They vote mind or district
Citizens are often puzzled — if not outraged — by how their legislative representatives vote; it helps to understand the decisions they must make in voting on a bill. Some vote their minds and some their districts.
I suggest neither is valid as an exclusive procedure, because both have validity. A wise and effective politician understands how to lead and how to follow constituents at the same time. The legislator follows constituents’ wishes as their representative, but also leads them to what understanding and good judgment indicates should be their wishes.
Those who vote their minds feel they have the knowledge and understanding not possible for their constituents and, so, vote as they judge best. If a legislative representative (from village board to the congress) is at all intellectually competent and politically experienced, this will be largely the fact. The mass of facts and complexity of issues is well beyond the ability of all but a few citizens even to recognize. When I look closely at all legislators need to know (without even considering what they also need to understand), I am scared out of any thought I might ever have had about running for public office.
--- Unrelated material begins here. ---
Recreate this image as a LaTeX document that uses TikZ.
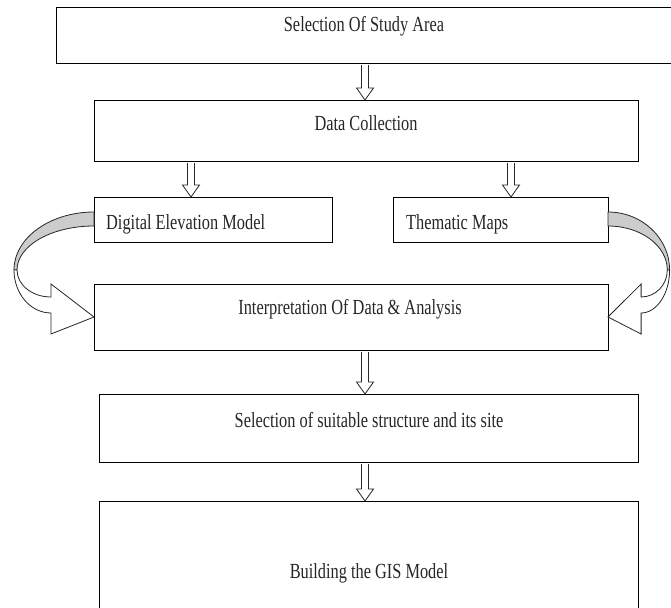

I respect legislative representatives for their achievements and am grateful for their industry.
Other legislators tend to perceive themselves simply as compliant representatives of their constituents. They vote the way they think the people who put them in office would vote if they all sat in the legislator’s seat. They consider their own personal, private judgment to be irrelevant to the task. They vote in the legislature on behalf of the district’s voters—on behalf, not instead of.
I find it curious that most legislators self-describe as balancing these perspectives, i.e., they both respect constituents’ wishes and use their own good judgment. On the other hand, often their fellow legislators listen to their arguments and count their votes and put them on one side or the other, i.e., characteristically voting their minds or characteristically voting their districts. More than once when I questioned the wisdom of a legislator, a colleague observed dismissively, “Oh, he’s smarter than that. He just votes his district.”
I suggest the rule of proportionality ought to be at play in this. The stronger “Sen. John Smith” feels about an issue, the more reasonable is it to rely on his own judgment (to include advice of his staff). The stronger wishes are expressed by his constituents, the more reasonable is it to defer to their wishes. When both perspectives are strongly agreed, there is no question. When one is strong and the other week, the choice is evident. Most legislators have seldom experienced perspectives to be so simple.
Those we elect to office must listen carefully to us, but we must actually speak to our representatives. They must hear what we are saying and not just listen for confirmation of their own opinion. Citizens are most helpful in factoring into our demands the good of the whole and not merely what is of personal advantage.
Lobbyists never speak for the public, but always exclusively for the special interests they represent. Lobbyists are not usually corrupt, just narrowly focused. They can be of great help, to legislators by presenting facts and considerations necessary for legislative decisions.
It is only that legislators must ferret out what is helpful and what is self-serving.
The most confusing and deceptive lobbying people are those private citizens who present themselves as being for the public good but are actually special pleading.
Another tension for legislators is between individual judgment and the party position.
Any legislator finds it difficult to operate at state and national level without the resources of a political party, and it is no small thing to break with the party. But, sometimes, he or she needs to make this decision.
Occasionally, legislators need to put their political careers on the line by casting a widely unpopular vote (when felt to be morally or legally right) and then await reaction at the next election.
Being an effective legislator (again from village board to the congress) is hazardous work. It requires broad knowledge, profound wisdom, skillful communication, political adroitness, remarkable patience, incredible persistence—and a measure of luck.
For them to be effective, it requires from us patience, understanding, trust—and a measure of forgiveness.